A human resources employee is accused of falsifying a legal settlement with a transit worker whose complaints against the San Francisco Municipal Transportation Agency were allegedly mishandled. (Rachel Garner/Special to S.F. Examiner)

A human resources employee is accused of falsifying a legal settlement with a transit worker whose complaints against the San Francisco Municipal Transportation Agency were allegedly mishandled. (Rachel Garner/Special to S.F. Examiner)

Attorneys call on city to honor ‘forged’ settlement with Black transit worker

Lawsuit at center of scandal filed by SFMTA employee over alleged discrimination, retaliation

San Francisco should honor the more than $500,000 settlement agreement that a former city manager allegedly forged and offered to a Black transit worker in exchange for dropping a racial discrimination lawsuit, attorneys representing the worker said Tuesday.

The transit worker, identified for the first time as Kathy Broussard, sued last August alleging the San Francisco Municipal Transportation Agency passed her over for promotion in retaliation for filing complaints against a former director.

Broussard began reporting the director in early 2014 for allegedly calling her the n-word, making inappropriate sexual advances and telling her that complaining to the Equal Opportunity Office was one of the “seven deadly sins.”

She is one of a number of Black city workers who have alleged that the Department of Human Resources did not treat their complaints seriously and left them waiting for answers.

Fast forward to Aug. 31 and Broussard dismissed her lawsuit after reaching an agreement with a Department of Human Resources EEO manager, Rebecca Sherman, who resigned earlier this month and allegedly admitted to the forgery.

DHR Director Micki Callahan and City Attorney Dennis Herrera have since called that deal a fraud. However, attorneys for Broussard now argue that Sherman had the authority to negotiate it in her role at EEO.

“The bottom line is that if the Department of Human Resources is too corrupt or too incompetent to handle investigations and if they leave it up to someone who had the apparent authority to enter into the settlement agreement, whose problem is that?” said Karl Olson, who is representing Broussard alongside attorney Therese Cannata. “It’s The City’s problem, it’s not our client’s problem.”

A spokesperson for Herrera, John Cote, said the office is willing to have the lawsuit reinstated.

“To protect the privacy of the affected employee, we are not going to identify the case at this time,” Cote said. “In the matter involving Ms.

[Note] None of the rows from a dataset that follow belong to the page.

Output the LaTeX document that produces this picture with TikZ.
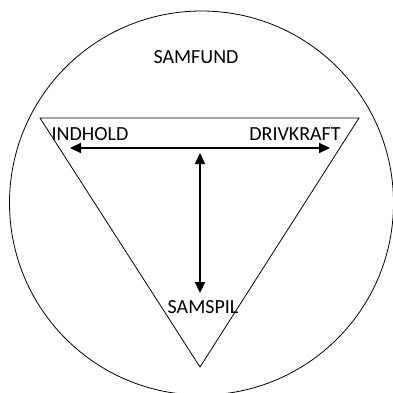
\documentclass[tikz,border=0pt]{standalone}
\usepackage{fontspec}
\setmainfont{Carlito}
\usetikzlibrary{arrows.meta}

\begin{document}
\begin{tikzpicture}[
  x=1pt, y=-1pt,
  lbl/.style={font=\fontsize{20}{22}\selectfont, inner sep=0pt},
  frame/.style={draw, line width=0.8pt},
  arr/.style={line width=2.2pt, {Triangle[length=11pt,width=10pt]}-{Triangle[length=11pt,width=10pt]}}
]
\useasboundingbox (0,0) rectangle (393,393);
\clip (0,0) rectangle (393,393);
\draw[frame] (201.5,203) circle[radius=192];
\draw[frame] (40,118) -- (359,118) -- (200,367) -- cycle;
\node[lbl] (samfund) at (196,57) {SAMFUND};
\node[lbl] (indhold) at (90,134) {INDHOLD};
\node[lbl] (drivkraft) at (295,134) {DRIVKRAFT};
\node[lbl] (samspil) at (203,307) {SAMSPIL};
\coordinate (hl) at (70,148);
\coordinate (hr) at (330,148);
\coordinate (vt) at (200,153);
\coordinate (vb) at (200,293);
\draw[arr] (hl) -- (hr);
\draw[arr] (vt) -- (vb);
\end{tikzpicture}
\end{document}
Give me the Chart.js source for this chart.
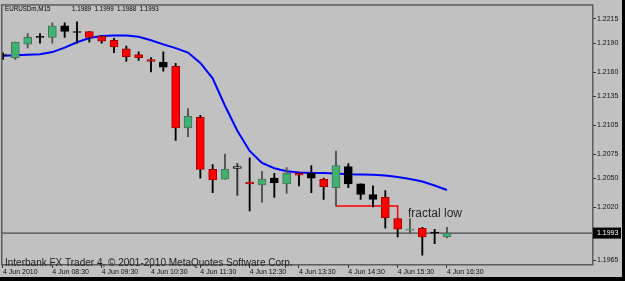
<!DOCTYPE html>
<html><head><meta charset="utf-8">
<script src="https://cdn.jsdelivr.net/npm/chart.js@4.4.0/dist/chart.umd.min.js"></script>
<style>html,body{margin:0;padding:0;background:#c1c1c1;overflow:hidden}#wrap{position:relative;width:625px;height:281px}</style>
</head><body><div id="wrap"><canvas id="c" width="625" height="281"></canvas></div>
<script>
// ---- data (EURUSDm, M15, 4 Jun 2010 07:30 .. 16:30) ----
const symbolTitle = 'EURUSDm,M15';
const openP  = [1.2178,1.2175,1.2189,1.2196,1.2196,1.2208,1.2202,1.2202,1.2197,1.2193,1.2184,1.2178,1.2173,1.2170,1.2166,1.2102,1.2113,1.2059,1.2049,1.2060,1.2046,1.2043,1.2050,1.2044,1.2055,1.2055,1.2049,1.2040,1.2062,1.2044,1.2033,1.2030,1.2008,1.1996,1.1998,1.1993,1.1989];
const highP  = [1.2180,1.2191,1.2200,1.2200,1.2211,1.2211,1.2212,1.2202,1.2198,1.2195,1.2187,1.2181,1.2175,1.2181,1.2169,1.2122,1.2115,1.2064,1.2075,1.2065,1.2071,1.2057,1.2055,1.2061,1.2055,1.2063,1.2050,1.2078,1.2065,1.2044,1.2042,1.2037,1.2008,1.2008,1.1999,1.1997,1.1999];
const lowP   = [1.2173,1.2173,1.2185,1.2190,1.2190,1.2196,1.2190,1.2191,1.2190,1.2180,1.2171,1.2172,1.2160,1.2161,1.2089,1.2093,1.2050,1.2035,1.2049,1.2032,1.2016,1.2025,1.2030,1.2034,1.2042,1.2035,1.2028,1.2021,1.2040,1.2028,1.2020,1.1998,1.1989,1.1993,1.1970,1.1982,1.1988];
const closeP = [1.2177,1.2191,1.2196,1.2196,1.2208,1.2202,1.2201,1.2196,1.2192,1.2186,1.2176,1.2175,1.2171,1.2165,1.2102,1.2114,1.2059,1.2048,1.2059,1.2062,1.2044,1.2049,1.2045,1.2055,1.2053,1.2050,1.2041,1.2063,1.2044,1.2033,1.2028,1.2009,1.1997,1.1997,1.1989,1.1993,1.1993];
const candleKind = ['black','green','green','doji','green','black','black','red','red','red','red','red','red','black','red','green','red','red','green','white','red','green','black','green','red','black','red','green','black','black','black','red','red','green','red','doji','green'];
const maLine = [1.21768,1.21774,1.21778,1.21784,1.21807,1.21853,1.21909,1.21953,1.21974,1.21979,1.21979,1.21966,1.21930,1.21887,1.21848,1.21802,1.21694,1.21535,1.21250,1.20992,1.20782,1.20657,1.20603,1.20572,1.20557,1.20552,1.20552,1.20549,1.20541,1.20538,1.20536,1.20526,1.20511,1.20490,1.20465,1.20424,1.20377];
const fractalFrom = 27, fractalTo = 32;
const xTickIndex  = [0,4,8,12,16,20,24,28,32,36];
const xTickLabels = ['4 Jun 2010','4 Jun 08:30','4 Jun 09:30','4 Jun 10:30','4 Jun 11:30','4 Jun 12:30','4 Jun 13:30','4 Jun 14:30','4 Jun 15:30','4 Jun 16:30'];
const yTickValues = [1.2215,1.2190,1.2160,1.2135,1.2105,1.2075,1.2050,1.2020,1.1965];
const copyrightText = 'Interbank FX Trader 4, \u00A9 2001-2010 MetaQuotes Software Corp.';
const fractalText = 'fractal low';

// ---- styles ----
const fill = {green:'#3cb371', red:'#ff0000', black:'#000000', white:'#ffffff', doji:'#000000'};
const edge = {green:'#4f6f5c', red:'#a00000', black:'#000000', white:'#000000', doji:'#000000'};
const wickCol = {green:'#505050', red:'#000000', black:'#000000', white:'#303030', doji:'#000000'};
const last = closeP.length - 1;
const fractalPrice = lowP[fractalFrom];

const mtPlugin = {
  id:'mt',
  beforeDraw(chart){
    const c = chart.ctx;
    c.save();
    c.fillStyle = '#c1c1c1'; c.fillRect(0,0,chart.width,chart.height);
    c.fillStyle = '#000'; c.fillRect(0,277,chart.width,4); c.fillRect(622,0,3,chart.height);
    c.restore();
  },
  beforeDatasetsDraw(chart){
    const c = chart.ctx, a = chart.chartArea, y = chart.scales.y.getPixelForValue(closeP[last]);
    c.save(); c.strokeStyle = '#4a4a4a'; c.lineWidth = 1.3;
    c.beginPath(); c.moveTo(a.left, y); c.lineTo(a.right, y); c.stroke(); c.restore();
  },
  afterDraw(chart){
    const c = chart.ctx, a = chart.chartArea, xs = chart.scales.x, ys = chart.scales.y;
    c.save();
    // frame
    c.strokeStyle = '#5c5c5c'; c.lineWidth = 1.5;
    c.strokeRect(a.left-0.25, a.top-0.25, a.right-a.left, a.bottom-a.top);
    // title (narrow MT4 style font: regular face squeezed horizontally)
    c.save();
    c.fillStyle = '#000'; c.textBaseline = 'alphabetic'; c.textAlign = 'left';
    c.font = "8px 'Liberation Sans'";
    c.scale(0.78, 1);
    c.fillText(symbolTitle, 5/0.78, 11);
    c.fillText([openP[last],highP[last],lowP[last],closeP[last]].map(v=>v.toFixed(4)).join('  '), 72/0.78, 11);
    c.restore();
    // copyright
    c.fillStyle = '#1e1e1e'; c.font = "10px 'Liberation Sans'"; c.textBaseline = 'alphabetic'; c.textAlign = 'left';
    c.fillText(copyrightText, 5, 266);
    // fractal label
    c.fillStyle = '#262626'; c.font = "12px 'Liberation Sans'";
    c.fillText(fractalText, xs.getPixelForValue(fractalTo+1)-2, ys.getPixelForValue(fractalPrice)+11);
    // current price box
    const py = ys.getPixelForValue(closeP[last]);
    c.fillStyle = '#000'; c.fillRect(a.right, py-5.5, 28, 11);
    c.fillStyle = '#fff'; c.font = "7px 'Liberation Sans'"; c.textBaseline = 'middle';
    c.fillText(closeP[last].toFixed(4), a.right+4, py);
    c.restore();
  }
};

new Chart(document.getElementById('c').getContext('2d'), {
  type:'bar',
  data:{datasets:[
    {type:'line', label:'MA', data: maLine.map((v,i)=>({x:i,y:v})), borderColor:'#0000ff', borderWidth:2, pointRadius:0, tension:0, order:4},
    {type:'line', label:'fractal', data:[{x:fractalFrom,y:fractalPrice},{x:fractalTo,y:fractalPrice},{x:fractalTo,y:highP[fractalTo]}], borderColor:'#ff0000', borderWidth:1.5, pointRadius:0, tension:0, order:3},
    {label:'wicks', data: highP.map((h,i)=>({x:i,y:[lowP[i],h]})), backgroundColor: candleKind.map(k=>wickCol[k]), barThickness:1.2, grouped:false, order:2},
    {label:'bodies', data: openP.map((o,i)=>({x:i,y:[o,closeP[i]]})), backgroundColor: candleKind.map(k=>fill[k]), borderColor: candleKind.map(k=>edge[k]), borderWidth:1, borderSkipped:false, barThickness:8, minBarLength:1, grouped:false, order:1}
  ]},
  options:{
    responsive:false, animation:false, devicePixelRatio:1,
    layout:{padding:{left:2,top:2,right:0,bottom:0}},
    plugins:{legend:{display:false}, tooltip:{enabled:false}},
    scales:{
      x:{type:'linear', min:-0.081, max:47.84, offset:false,
         grid:{display:true, drawOnChartArea:false, drawTicks:true, tickLength:3, tickColor:'#333', offset:false},
         border:{display:false},
         afterBuildTicks(s){ s.ticks = xTickIndex.map(v=>({value:v})); },
         ticks:{autoSkip:false, maxRotation:0, minRotation:0, align:'start', padding:0, color:'#111',
                font:{family:'Liberation Sans', size:7},
                callback:(v)=>{ const k = xTickIndex.indexOf(v); return k>=0 ? xTickLabels[k] : ''; }},
         afterFit(s){ s.height = 16; }},
      y:{position:'right', min:1.19599, max:1.22293,
         grid:{display:true, drawOnChartArea:false, drawTicks:true, tickLength:3, tickColor:'#333'},
         border:{display:false},
         afterBuildTicks(s){ s.ticks = yTickValues.map(v=>({value:v})); },
         ticks:{autoSkip:false, padding:1, color:'#111', font:{family:'Liberation Sans', size:7},
                callback:(v)=>Number(v).toFixed(4)},
         afterFit(s){ s.width = 32; }}
    }
  },
  plugins:[mtPlugin]
});
</script></body></html>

Sherman, we informed the employee that we are willing to file a stipulation requesting to reinstate the employee’s lawsuit. We are also conducting a thorough investigation at the request of the Department of Human Resources.”

“Ms. Sherman did not have the authority to enter into a settlement agreement,” Cote added in a statement sent Wednesday. “The City could not legally settle this lawsuit without recommendation by the City Attorney and approval by the SFMTA Board of Directors. In fact, even this forged document says that it is contingent on SFMTA Board approval, which of course didn’t happen and wouldn’t happen with any kind of forgery.”

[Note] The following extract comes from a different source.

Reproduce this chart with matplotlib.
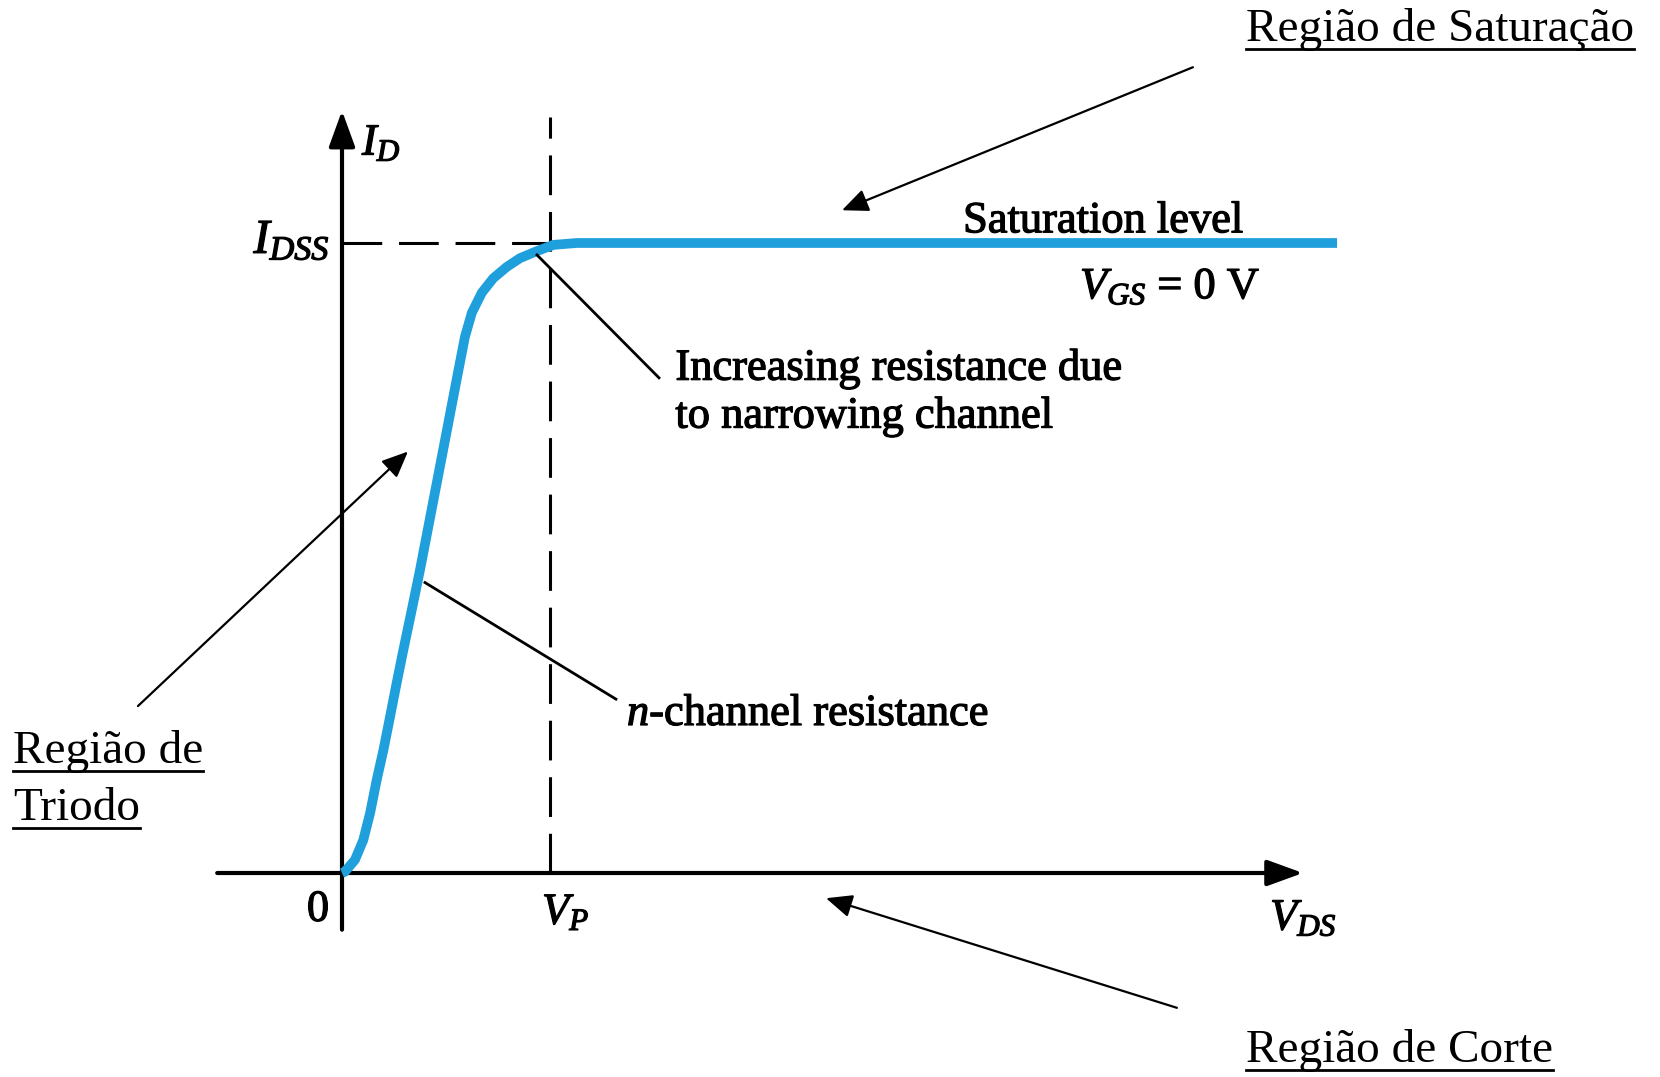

Olson said Broussard had a “long history” of dealing with Sherman in “good faith.”

Sherman was assigned to investigate a retaliation complaint Broussard filed against the director, Chris Grabarkiewctz, in December 2018, according to the lawsuit.

Broussard was acting Proof of Payment manager from 2013 until 2015 but was passed over for a formal promotion to the role and reduced to a fare inspector supervisor after filing earlier complaints against Grabarkiewctz.

Broussard waited “tirelessly” to hear back until Sherman allegedly told her in May 2019 that the retaliation was determined to have occurred.

But those findings do not appear to have been finalized by the time she filed the lawsuit in August 2019.

Callahan revealed the allegations against Sherman in an explosive email to city leaders Sept. 18 that did not identify Broussard by name.

In the email, she accused Sherman of misleading Broussard and falsely promising her a promotion. Callahan blamed the situations on the actions of a “rogue employee.”

But Olson and Cannata pushed back, saying that Sherman worked under Callahan and EEO Director Linda Simon.

“The buck stops with Micki Callahan,” Olson said.

While Broussard’s attorneys argue Sherman had the authority to negotiate the settlement, forging the signatures of SFMTA Director Jeffrey Tumlin and two deputy city attorneys is a different question.

In a redacted letter to Broussard obtained by the San Francisco Examiner, Herrera said the signatures were forged and that his office had not approved any settlement in the matter.

Sherman is also accused of forging emails and text messages pretending to be a department payroll director.

The District Attorney’s Office plans to investigate and DHR is auditing all cases handled by Sherman.

Sherman has not responded to a request for comment.

Attempts to reach Grabarkiewctz by phone and email were not successful. A spokesperson for the SFMTA confirmed he is no longer employed by the agency.

While Broussard may not receive $500,000, Olson said she was given a promotion to manager after the scandal broke.

“Mr. Tumlin has told Ms. Broussard that she is a highly valued employee and they want to make it right,” Olson said.

mbarba@sfexaminer.com

This story has been updated to include an additional statement from the City Attorney’s Office.